## PROBLEM
Print all of the lines exactly. Any picture among them stays out.

## DATASET EXCERPT

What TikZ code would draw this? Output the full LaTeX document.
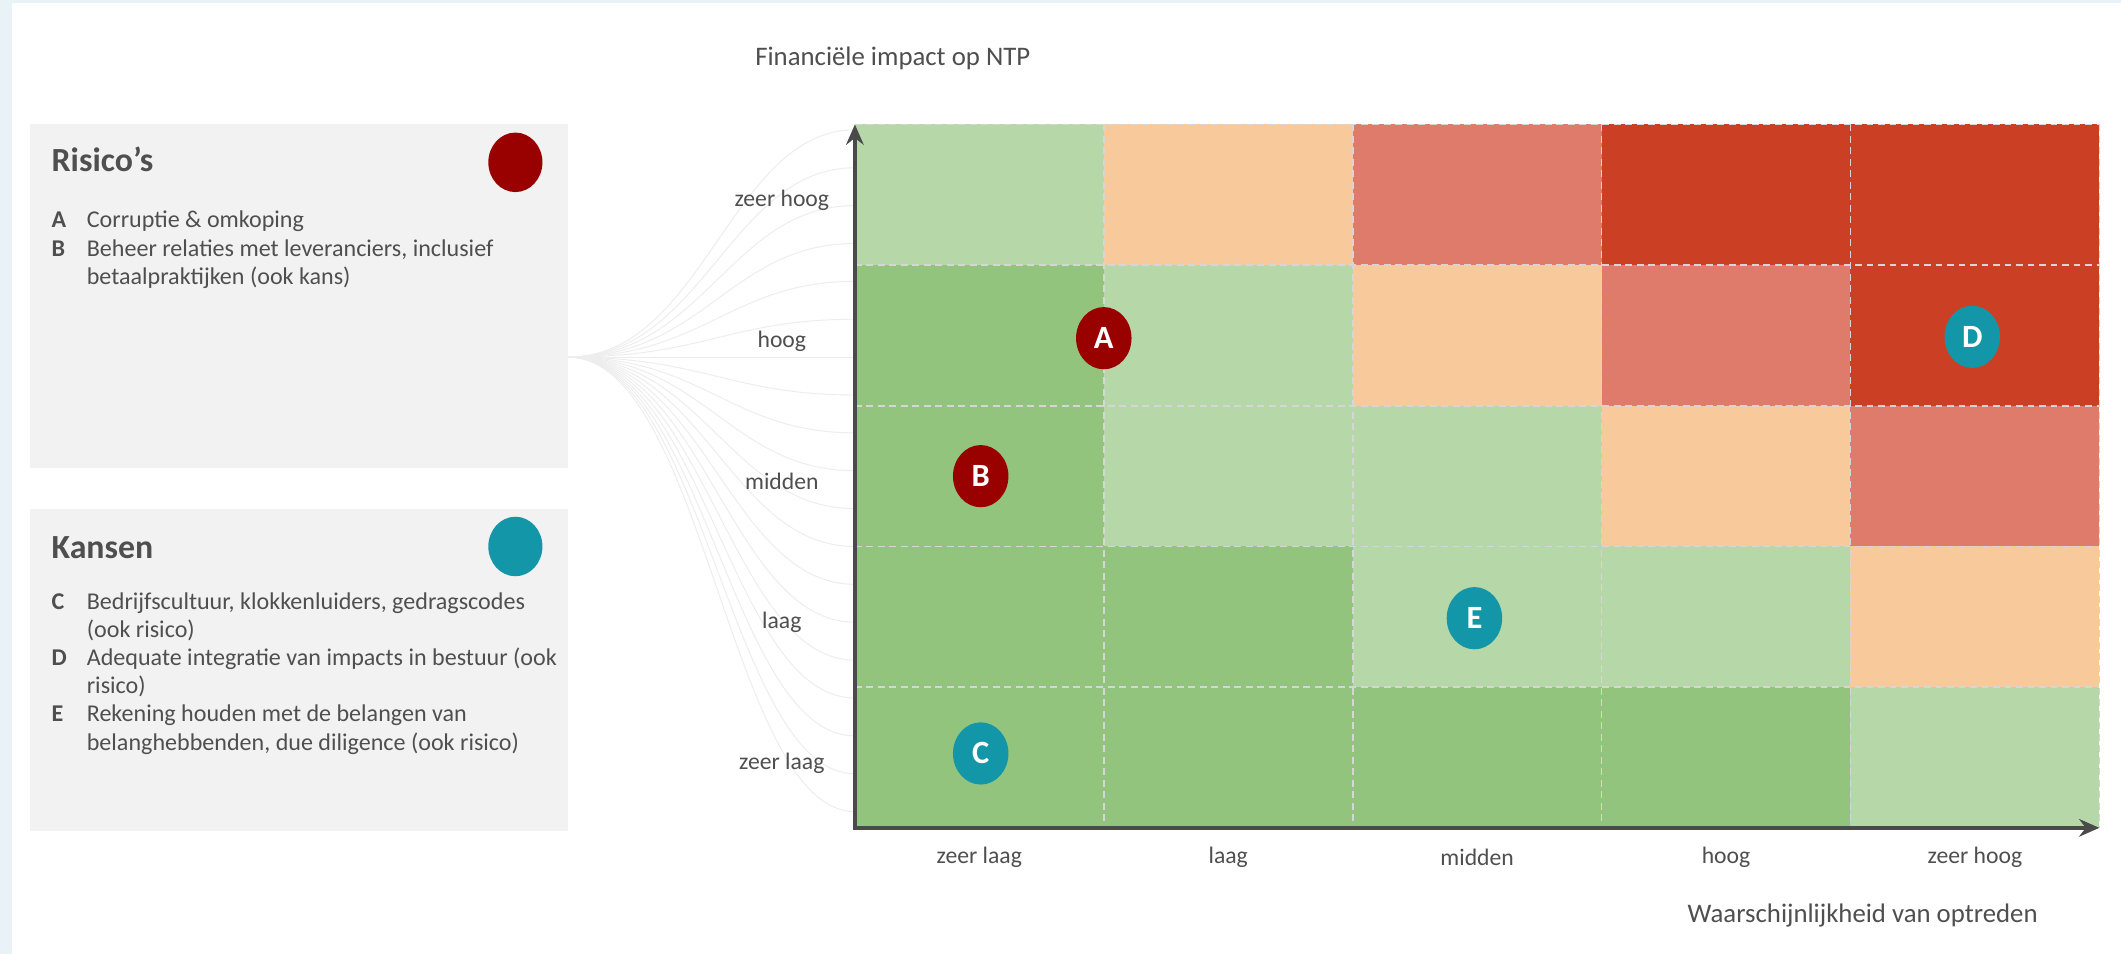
\documentclass[tikz,border=0pt]{standalone}
\usepackage{fontspec}
\setmainfont{Carlito}
\usetikzlibrary{arrows.meta,shapes.geometric,positioning}

\definecolor{greenlight}{HTML}{B6D7A8}
\definecolor{greendark}{HTML}{93C47D}
\definecolor{peach}{HTML}{F8CA9B}
\definecolor{salmon}{HTML}{DE7B6A}
\definecolor{redcell}{HTML}{CB4024}
\definecolor{riskred}{HTML}{990000}
\definecolor{chanceteal}{HTML}{1397A8}
\definecolor{boxgray}{HTML}{F2F2F2}
\definecolor{axisgray}{HTML}{4A4A4A}
\definecolor{textgray}{HTML}{4F4F4F}
\definecolor{dashgray}{HTML}{D6D6D6}
\definecolor{edgeblue}{HTML}{E9F2F6}
\definecolor{swooshgray}{HTML}{EDEDED}

\tikzset{
  celldash/.style={draw=dashgray, line width=1.3pt, dash pattern=on 5pt off 3.5pt},
  axis/.style={draw=axisgray, line width=2.6pt, line join=miter},
  swoosh/.style={draw=swooshgray, line width=0.7pt},
  marker/.style={ellipse, minimum width=41pt, minimum height=46pt, inner sep=0pt,
    text=white, font=\fontsize{24}{26}\selectfont\bfseries},
  dot/.style={ellipse, minimum width=40pt, minimum height=44pt, inner sep=0pt},
  legendbox/.style={fill=boxgray, minimum width=398pt, inner sep=0pt},
  boxtitle/.style={anchor=base west, inner sep=0pt, text=textgray,
    font=\fontsize{25}{28}\selectfont\bfseries},
  itemlist/.style={anchor=base west, inner sep=0pt, text=textgray,
    font=\fontsize{17.8}{20.8}\selectfont},
  tick/.style={text=textgray, font=\fontsize{17.5}{19}\selectfont},
  axistitle/.style={text=textgray, font=\fontsize{19.8}{22}\selectfont}
}

\begin{document}
\begin{tikzpicture}[x=1pt,y=-1pt]
  \useasboundingbox (0,0) rectangle (1568,705);
  \fill[white] (0,0) rectangle (1568,705);
  \fill[edgeblue] (0,0) rectangle (9,705);
  \fill[edgeblue] (0,0) rectangle (1568,2);
  \foreach \y in {96,124,...,600}
    \draw[swoosh] (420,264) .. controls (520,264) and (540,\y) .. (632,\y);

  \node[legendbox, minimum height=254pt] (risbox) at (221,219) {};
  \node[legendbox, minimum height=238pt] (kansbox) at (221,495) {};
  \node[dot, fill=riskred] (risdot) at (381,120) {};
  \node[dot, fill=chanceteal] (kansdot) at (381,404) {};
  \node[boxtitle] (ristitle) at (38,127) {Risico's};
  \node[boxtitle] (kanstitle) at (38,413) {Kansen};
  \node[itemlist] (risitems) at (38,168.5) {\begin{tabular}[t]{@{}p{26pt}@{}l@{}}
    \textbf{A} & Corruptie \& omkoping\\
    \textbf{B} & Beheer relaties met leveranciers, inclusief\\
      & betaalpraktijken (ook kans)
  \end{tabular}};
  \node[itemlist] (kansitems) at (38,450.5) {\begin{tabular}[t]{@{}p{26pt}@{}l@{}}
    \textbf{C} & Bedrijfscultuur, klokkenluiders, gedragscodes\\
      & (ook risico)\\
    \textbf{D} & Adequate integratie van impacts in bestuur (ook\\
      & risico)\\
    \textbf{E} & Rekening houden met de belangen van\\
      & belanghebbenden, due diligence (ook risico)
  \end{tabular}};

  \foreach \r/\ca/\cb/\cc/\cd/\ce in {0/greenlight/peach/salmon/redcell/redcell,
      1/greendark/greenlight/peach/salmon/redcell,
      2/greendark/greenlight/greenlight/peach/salmon,
      3/greendark/greendark/greenlight/greenlight/peach,
      4/greendark/greendark/greendark/greendark/greenlight}
    \foreach \i/\c in {0/\ca,1/\cb,2/\cc,3/\cd,4/\ce}
      \fill[\c] ({632+184*\i},{92+104*\r}) rectangle ++(184,104);
  \foreach \k in {1,...,5}
    \draw[celldash] ({632+184*\k},92) -- ({632+184*\k},612);
  \foreach \k in {0,...,4}
    \draw[celldash] (632,{92+104*\k}) -- (1552,{92+104*\k});

  \coordinate (ytop) at (632,92);
  \coordinate (orig) at (632,612);
  \coordinate (xend) at (1552,612);
  \draw[axis, {Stealth[length=15pt,width=13pt,inset=5pt]}-{Stealth[length=15pt,width=13pt,inset=5pt]}]
    (ytop) -- (orig) -- (xend);

  \foreach \t [count=\i from 0] in {zeer hoog,hoog,midden,laag,zeer laag}
    \node[tick] (ly\i) at (578,{148+104*\i}) {\t};
  \foreach \t [count=\i from 0] in {zeer laag,laag,midden,hoog,zeer hoog}
    \node[tick] (lx\i) at ({724+184*\i},634) {\t};
  \node[axistitle] (ytitle) at (660,43) {Financiële impact op NTP};
  \node[axistitle] (xtitle) at (1377,677) {Waarschijnlijkheid van optreden};

  \node[marker, fill=riskred] (mA) at (816,250) {A};
  \node[marker, fill=riskred] (mB) at (725,352) {B};
  \node[marker, fill=chanceteal] (mC) at (725,557) {C};
  \node[marker, fill=chanceteal] (mD) at (1458,249) {D};
  \node[marker, fill=chanceteal] (mE) at (1090,457) {E};
\end{tikzpicture}
\end{document}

## WRITTEN RESPONSE
What TikZ code would draw this? Output the full LaTeX document.
\documentclass[tikz,border=0pt]{standalone}
\usepackage{fontspec}
\setmainfont{Carlito}
\usetikzlibrary{arrows.meta,shapes.geometric,positioning}

\definecolor{greenlight}{HTML}{B6D7A8}
\definecolor{greendark}{HTML}{93C47D}
\definecolor{peach}{HTML}{F8CA9B}
\definecolor{salmon}{HTML}{DE7B6A}
\definecolor{redcell}{HTML}{CB4024}
\definecolor{riskred}{HTML}{990000}
\definecolor{chanceteal}{HTML}{1397A8}
\definecolor{boxgray}{HTML}{F2F2F2}
\definecolor{axisgray}{HTML}{4A4A4A}
\definecolor{textgray}{HTML}{4F4F4F}
\definecolor{dashgray}{HTML}{D6D6D6}
\definecolor{edgeblue}{HTML}{E9F2F6}
\definecolor{swooshgray}{HTML}{EDEDED}

\tikzset{
  celldash/.style={draw=dashgray, line width=1.3pt, dash pattern=on 5pt off 3.5pt},
  axis/.style={draw=axisgray, line width=2.6pt, line join=miter},
  swoosh/.style={draw=swooshgray, line width=0.7pt},
  marker/.style={ellipse, minimum width=41pt, minimum height=46pt, inner sep=0pt,
    text=white, font=\fontsize{24}{26}\selectfont\bfseries},
  dot/.style={ellipse, minimum width=40pt, minimum height=44pt, inner sep=0pt},
  legendbox/.style={fill=boxgray, minimum width=398pt, inner sep=0pt},
  boxtitle/.style={anchor=base west, inner sep=0pt, text=textgray,
    font=\fontsize{25}{28}\selectfont\bfseries},
  itemlist/.style={anchor=base west, inner sep=0pt, text=textgray,
    font=\fontsize{17.8}{20.8}\selectfont},
  tick/.style={text=textgray, font=\fontsize{17.5}{19}\selectfont},
  axistitle/.style={text=textgray, font=\fontsize{19.8}{22}\selectfont}
}

\begin{document}
\begin{tikzpicture}[x=1pt,y=-1pt]
  \useasboundingbox (0,0) rectangle (1568,705);
  \fill[white] (0,0) rectangle (1568,705);
  \fill[edgeblue] (0,0) rectangle (9,705);
  \fill[edgeblue] (0,0) rectangle (1568,2);
  \foreach \y in {96,124,...,600}
    \draw[swoosh] (420,264) .. controls (520,264) and (540,\y) .. (632,\y);

  \node[legendbox, minimum height=254pt] (risbox) at (221,219) {};
  \node[legendbox, minimum height=238pt] (kansbox) at (221,495) {};
  \node[dot, fill=riskred] (risdot) at (381,120) {};
  \node[dot, fill=chanceteal] (kansdot) at (381,404) {};
  \node[boxtitle] (ristitle) at (38,127) {Risico's};
  \node[boxtitle] (kanstitle) at (38,413) {Kansen};
  \node[itemlist] (risitems) at (38,168.5) {\begin{tabular}[t]{@{}p{26pt}@{}l@{}}
    \textbf{A} & Corruptie \& omkoping\\
    \textbf{B} & Beheer relaties met leveranciers, inclusief\\
      & betaalpraktijken (ook kans)
  \end{tabular}};
  \node[itemlist] (kansitems) at (38,450.5) {\begin{tabular}[t]{@{}p{26pt}@{}l@{}}
    \textbf{C} & Bedrijfscultuur, klokkenluiders, gedragscodes\\
      & (ook risico)\\
    \textbf{D} & Adequate integratie van impacts in bestuur (ook\\
      & risico)\\
    \textbf{E} & Rekening houden met de belangen van\\
      & belanghebbenden, due diligence (ook risico)
  \end{tabular}};

  \foreach \r/\ca/\cb/\cc/\cd/\ce in {0/greenlight/peach/salmon/redcell/redcell,
      1/greendark/greenlight/peach/salmon/redcell,
      2/greendark/greenlight/greenlight/peach/salmon,
      3/greendark/greendark/greenlight/greenlight/peach,
      4/greendark/greendark/greendark/greendark/greenlight}
    \foreach \i/\c in {0/\ca,1/\cb,2/\cc,3/\cd,4/\ce}
      \fill[\c] ({632+184*\i},{92+104*\r}) rectangle ++(184,104);
  \foreach \k in {1,...,5}
    \draw[celldash] ({632+184*\k},92) -- ({632+184*\k},612);
  \foreach \k in {0,...,4}
    \draw[celldash] (632,{92+104*\k}) -- (1552,{92+104*\k});

  \coordinate (ytop) at (632,92);
  \coordinate (orig) at (632,612);
  \coordinate (xend) at (1552,612);
  \draw[axis, {Stealth[length=15pt,width=13pt,inset=5pt]}-{Stealth[length=15pt,width=13pt,inset=5pt]}]
    (ytop) -- (orig) -- (xend);

  \foreach \t [count=\i from 0] in {zeer hoog,hoog,midden,laag,zeer laag}
    \node[tick] (ly\i) at (578,{148+104*\i}) {\t};
  \foreach \t [count=\i from 0] in {zeer laag,laag,midden,hoog,zeer hoog}
    \node[tick] (lx\i) at ({724+184*\i},634) {\t};
  \node[axistitle] (ytitle) at (660,43) {Financiële impact op NTP};
  \node[axistitle] (xtitle) at (1377,677) {Waarschijnlijkheid van optreden};

  \node[marker, fill=riskred] (mA) at (816,250) {A};
  \node[marker, fill=riskred] (mB) at (725,352) {B};
  \node[marker, fill=chanceteal] (mC) at (725,557) {C};
  \node[marker, fill=chanceteal] (mD) at (1458,249) {D};
  \node[marker, fill=chanceteal] (mE) at (1090,457) {E};
\end{tikzpicture}
\end{document}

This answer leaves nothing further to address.